I hope that it kind of dismisses this idea of the “tragic mulatto” that I think is far too deeply entrenched, in most stories where people think you don’t fit in. Sometimes I think you have multiple places to seek solace because of that. You don’t feel as trapped being in one place. But I also hope that it’s one of those things that shows that American stories are very complex — that they’re nuanced. Even if you just identify as monoracial, you may have those parents or those great-grandparents, or grandparents, or the cousin … There’s somebody in your family who is probably going to resonate with some of the elements in these stories. And they’re human stories. You’re talking about, what does it mean to relate to your family, what does it mean to feel alienated from your family, how do you experience traumatic events. Everyone goes through that. I hope that however people identify, whether it’s monoracial or multiracial, or whatever category or label they use, that they think about that. Do you come to a book because it tells you compelling stories that you relate to? I think this book does do that in many ways.
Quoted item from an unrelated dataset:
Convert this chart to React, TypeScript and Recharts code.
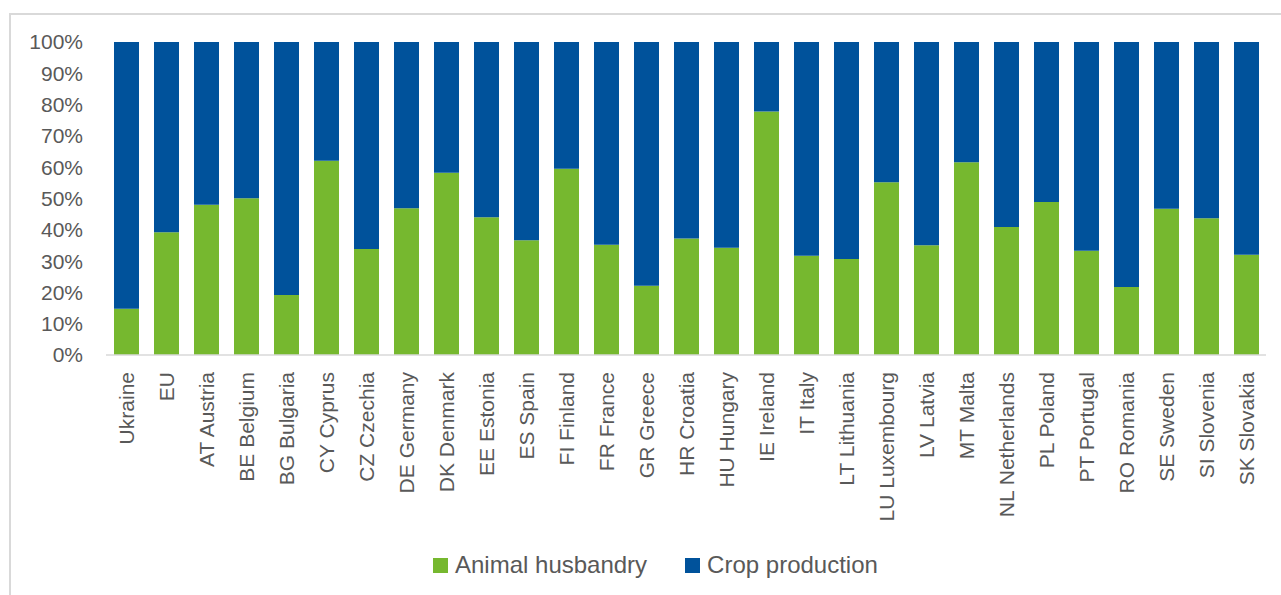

What does it mean to you to have Mixed Remixed founder Heidi Durrow write the afterword for the anthology? How has Heidi become an important mouthpiece for the mixed experience?
I think Heidi is doing a really great job, not just in terms of having a really compelling novel like The Girl Who Fell from the Sky, which I love. It was one of the reasons why I initially got involved with the Mixed Remixed Festival in 2010 [then called the Mixed Roots Film & Literary Festival], because I just hadn’t seen anything like that when I was growing up. I think Heidi has been given a lot of legitimacy because she’s on such a great press, she’s really visible, she’s really friendly, she’s really outgoing, and she does have really interesting things to say. Because of her, I heard about Michele Elam’s work and some other writers that I might not have heard about if it hadn’t been [for] her. So in a lot of ways I kind of envision her as a connector who’s bringing a lot of people together to talk about some of these issues and make it a little bit more of a visible presence in terms of talking about it on a larger front.
Did you plan for the release of the book to coincide with the 50th anniversary of Loving v. Virginia? Why do you think the anthology is especially important in this era?
Definitely we wanted it to coincide with the anniversary. In particular because I think there’s a certain obscuring of racial history in the United States that’s happening right now, especially as our former President Obama has exited the White House, and we’ve never had that discussion before, about what does it mean to have a person of color in the White House. I think there’s been a backlash against that. I think there has also been this idea that, well, you know, Loving v. Virginia, that happened such a long time ago. And now we’re done with that. I think no, we’re not necessarily done with that, but we’re dealing with: What are the ramifications of law[s] changing the way we interact with each other? What are the ramifications of having de facto segregation? The circumstances are dictating that our neighborhoods don’t mix — our lives don’t mix. And what are the behaviors we need to change for that to start to shift. I think we’re more on that level now, still. And it scares me to think about how much economics dictates so much of that at this point. The poor still look like a lot of people who I know and love. There’s white people in my family, but there’s also a lot of white people who are struggling just as bad. And they get pulled into this ideology that somehow this [segregation] is going to save them, and it’s not. We need to rethink how we look at humans and value human life. I try to at least think about that as a writer and an editor, and as a teacher.